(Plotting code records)

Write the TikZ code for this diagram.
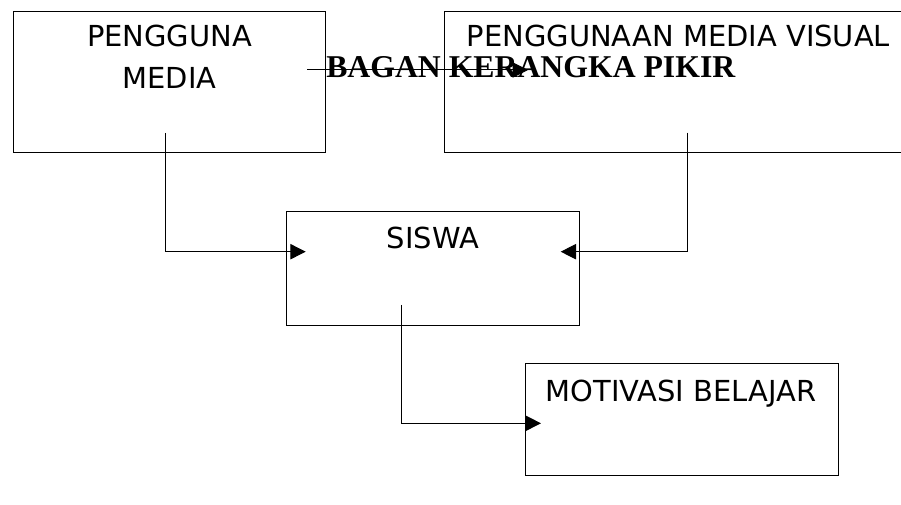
\documentclass[tikz,border=0pt]{standalone}
\usepackage{fontspec}
\setmainfont{DejaVu Sans}
\newfontfamily\titlefont{Liberation Serif}
\usetikzlibrary{arrows.meta,fit}
\begin{document}
\begin{tikzpicture}[x=0.75pt,y=-0.75pt,
  box/.style={draw, line width=0.75pt, inner sep=0pt},
  lbl/.style={anchor=base, inner sep=0pt, font=\fontsize{21.7}{26}\selectfont},
  conn/.style={draw, line width=0.75pt, -{Triangle[length=11.5pt,width=11.5pt]}},
  ]
\useasboundingbox (0,0) rectangle (901,505);
\fill[white] (0,0) rectangle (901,505);
\clip (0,0) rectangle (901,505);
% boxes
\node[box, fit={(13,12) (325.5,152.5)}] (pm) {};
\node[box, fit={(444.3,12) (913,152.3)}] (pmv) {};
\node[box, fit={(286.7,211.7) (579.3,325.7)}] (sis) {};
\node[box, fit={(525.7,363.3) (838.3,476)}] (mot) {};
% labels
\node[lbl] (pm1) at (169.5,46.7) {PENGGUNA};
\node[lbl] (pm2) at (169.5,88.3) {MEDIA};
\node[lbl] (pmvl) at (678.5,46.7) {PENGGUNAAN MEDIA VISUAL};
\node[lbl] (sisl) at (433,249) {SISWA};
\node[lbl] (motl) at (681,401.7) {MOTIVASI BELAJAR};
% connector points
\coordinate (c1s) at (165.7,133);
\coordinate (c1e) at (305.7,251.7);
\coordinate (c2s) at (687,132.7);
\coordinate (c2e) at (560.7,251.7);
\coordinate (c3s) at (401,305);
\coordinate (c3e) at (541,423.3);
\coordinate (t1) at (307,70);
\coordinate (t2) at (528,70);
% title
\node[anchor=base west, inner sep=0pt, font=\titlefont\bfseries\fontsize{23.8}{28}\selectfont] (title) at (326,77.3) {BAGAN KERANGKA PIKIR};
% connectors
\draw[conn] (c1s) |- (c1e);
\draw[conn] (c2s) |- (c2e);
\draw[conn] (c3s) |- (c3e);
\draw[conn] (t1) -- (t2);
\end{tikzpicture}
\end{document}
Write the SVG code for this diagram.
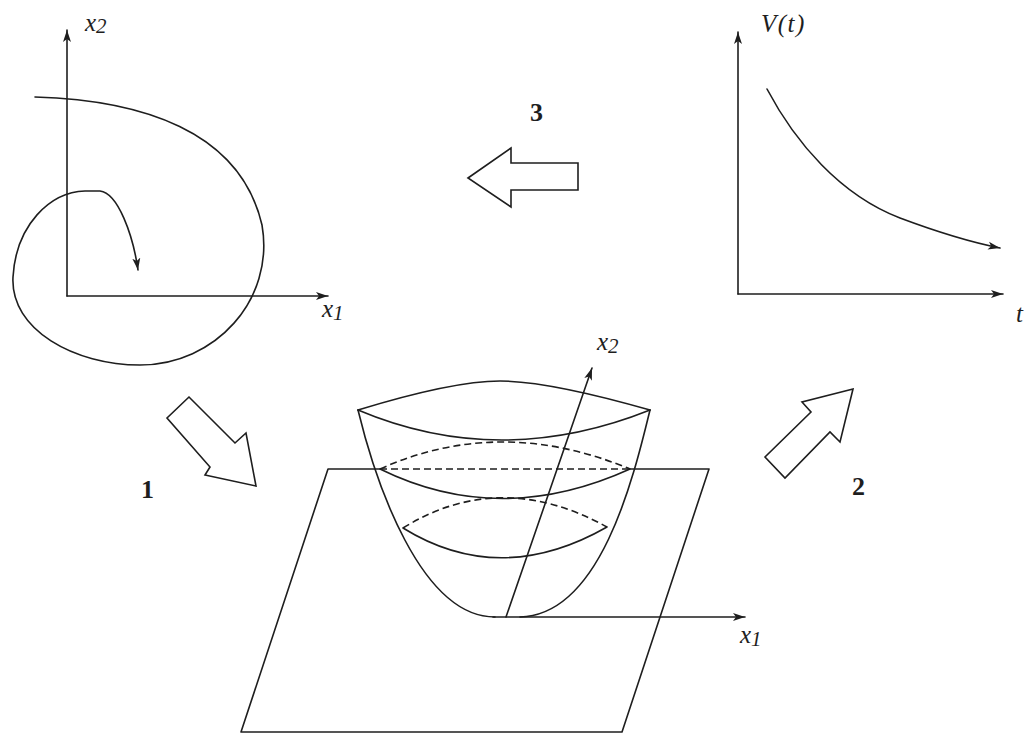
<svg xmlns="http://www.w3.org/2000/svg" width="1024" height="735" viewBox="0 0 1024 735">
<style>
.ln{fill:none;stroke:#1e1e1e;stroke-width:1.6;stroke-linejoin:round;stroke-linecap:round}
.ds{fill:none;stroke:#1e1e1e;stroke-width:1.6;stroke-dasharray:7,4}
.blk{fill:#fff;stroke:#1e1e1e;stroke-width:1.6;stroke-linejoin:miter}
.lab{font-family:"Liberation Serif","Times New Roman",serif;font-style:italic;font-size:25px;fill:#1e1e1e}
.num{font-family:"Liberation Serif","Times New Roman",serif;font-weight:bold;font-size:26px;fill:#1e1e1e}
</style>
<defs>
<marker id="ah" markerUnits="userSpaceOnUse" markerWidth="13" markerHeight="9" refX="12" refY="4.5" orient="auto">
<path d="M0,0.5 L12,4.5 L0,8.5 L3,4.5 z" fill="#1e1e1e"/>
</marker>
</defs>
<rect width="1024" height="735" fill="#fff"/>

<g id="phase-plot">
<line class="ln" x1="67" y1="296" x2="67" y2="30" marker-end="url(#ah)"/>
<line class="ln" x1="67" y1="296" x2="328" y2="296" marker-end="url(#ah)"/>
<path class="ln" d="M35,97 C140,100 240,130 262,225 C275,300 215,365 140,365 C75,365 10,330 13,277 C16,225 50,192 85,191 L100,191 C118,193 133,235 138,270" marker-end="url(#ah)"/>
<text class="lab" x="85" y="31">x<tspan font-size="21" dy="2">2</tspan></text>
<text class="lab" x="322" y="317">x<tspan font-size="21" dy="3">1</tspan></text>
</g>

<g id="v-plot">
<line class="ln" x1="738" y1="294" x2="738" y2="32" marker-end="url(#ah)"/>
<line class="ln" x1="738" y1="294" x2="1003" y2="294" marker-end="url(#ah)"/>
<path class="ln" d="M767,89 C795,142 840,195 900,218 C940,233 970,242 1000,248" marker-end="url(#ah)"/>
<text class="lab" x="761" y="32" font-size="28" letter-spacing="1.5">V(t)</text>
<text class="lab" x="1016" y="322">t</text>
</g>

<g id="bowl">
<path class="ln" d="M380,469 L328,469 L241,732 L622,732 L709,469 L630,469"/>
<line class="ds" x1="380" y1="469" x2="630" y2="469"/>
<path class="ln" d="M358,410 C430,388 470,381 500,381 C530,381 580,390 650,410"/>
<path class="ln" d="M358,410 Q500,470 650,410"/>
<path class="ds" d="M380,469 Q500,415 630,469"/>
<path class="ln" d="M380,469 Q500,528 630,469"/>
<path class="ds" d="M403,528 Q500,468 607,527"/>
<path class="ln" d="M403,528 Q500,588 607,527"/>
<path class="ln" d="M358,410 C375,480 420,617 495,617"/>
<path class="ln" d="M650,410 C633,480 600,615 520,617"/>
<line class="ln" x1="493" y1="617" x2="745" y2="617" marker-end="url(#ah)"/>
<line class="ln" x1="506" y1="617" x2="592" y2="368" marker-end="url(#ah)"/>
<text class="lab" x="597" y="350">x<tspan font-size="21" dy="3">2</tspan></text>
<text class="lab" x="740" y="643">x<tspan font-size="21" dy="3">1</tspan></text>
</g>

<g id="connectors">
<g id="arrow-1">
<polygon class="blk" points="189,397 167,418 210,467 205,475 256,486 246,433 235,443"/>
<text class="num" x="141" y="498">1</text>
</g>
<g id="arrow-2">
<polygon class="blk" points="853,389 802,402 811,412 765,457 785,478 830,432 840,442"/>
<text class="num" x="852" y="495">2</text>
</g>
<g id="arrow-3">
<polygon class="blk" points="468,178 511,148 511,163 578,163 578,190 511,190 511,207"/>
<text class="num" x="530" y="121">3</text>
</g>
</g>
</svg>
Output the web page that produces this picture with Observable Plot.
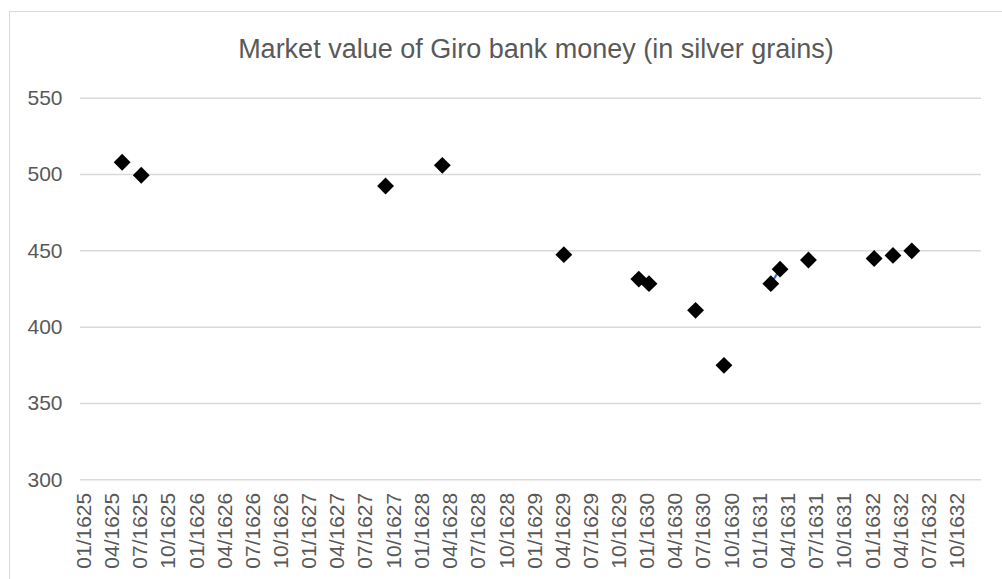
<!DOCTYPE html>
<html><head><meta charset="utf-8">
<script src="https://cdn.jsdelivr.net/npm/d3@7"></script>
<script src="https://cdn.jsdelivr.net/npm/@observablehq/plot@0.6"></script>
<style>
body{margin:0;background:#fff;font-family:"Liberation Sans",Arial,sans-serif;}
#wrap{position:relative;width:1002px;height:579px;overflow:hidden;background:#fff;}
#frame{position:absolute;left:9px;top:11px;width:1100px;height:700px;border:1.5px solid #d9d9d9;box-sizing:border-box;pointer-events:none;}
#title{box-sizing:border-box;width:1002px;height:80px;padding-top:34px;padding-left:70px;text-align:center;font-size:27px;line-height:30px;color:#595959;white-space:nowrap;}
#chart svg{display:block;}
</style>
</head><body>
<div id="wrap"><div id="frame"></div><div id="title"></div><div id="chart"></div></div>
<script>
const title = "Market value of Giro bank money (in silver grains)";
const dates = ["1625-05-03","1625-07-04","1627-09-04","1628-03-06","1629-04-04","1629-12-03","1630-01-05","1630-06-05","1630-09-05","1631-02-04","1631-03-06","1631-06-06","1632-01-05","1632-03-06","1632-05-06"];
const values = [508, 499.5, 492.5, 506, 447.5, 431.5, 428.5, 411, 375, 428.5, 438, 444, 445, 447, 450];
const linked = [false,false,false,false,false,false,false,false,false,true,true,false,false,false,false];
const yTicks = [300, 350, 400, 450, 500, 550];
const xStart = "1624-12-19", xEnd = "1632-12-18";
const tickFirst = "1625-01-01", tickLast = "1633-01-01";

document.getElementById("title").textContent = title;
const data = dates.map((d, i) => ({date: new Date(d), value: values[i], linked: linked[i]}));
const xTicks = d3.utcMonth.every(3).range(new Date(tickFirst), new Date(tickLast));

const chart = Plot.plot({
  width: 1002,
  height: 499,
  marginLeft: 80,
  marginRight: 21,
  marginTop: 17.7,
  marginBottom: 99.7,
  style: {fontFamily: '"Liberation Sans", Arial, sans-serif', background: "transparent"},
  x: {type: "utc", domain: [new Date(xStart), new Date(xEnd)]},
  y: {domain: [300, 550]},
  marks: [
    Plot.ruleY(yTicks, {stroke: "#d9d9d9", strokeWidth: 1.5}),
    Plot.axisY({ticks: yTicks, tickSize: 0, tickPadding: 18, fontSize: 21, color: "#595959", label: null}),
    Plot.axisX({ticks: xTicks, tickFormat: d3.utcFormat("%m/%Y"), tickRotate: -90, tickSize: 0, tickPadding: 13, fontSize: 21, color: "#595959", label: null}),
    Plot.line(data.filter(d => d.linked), {x: "date", y: "value", stroke: "#4472C4", strokeWidth: 2.25}),
    Plot.dot(data, {x: "date", y: "value", symbol: "diamond2", r: 7.6, fill: "#000", stroke: "none"})
  ]
});
document.getElementById("chart").appendChild(chart);
</script>
</body></html>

§ Instructions to follow
Scan the listing above and identify each line holding the string "diagram"; copy every such line.

§ Solved exercise
Write the TikZ code for this diagram.
Write the SVG code for this diagram.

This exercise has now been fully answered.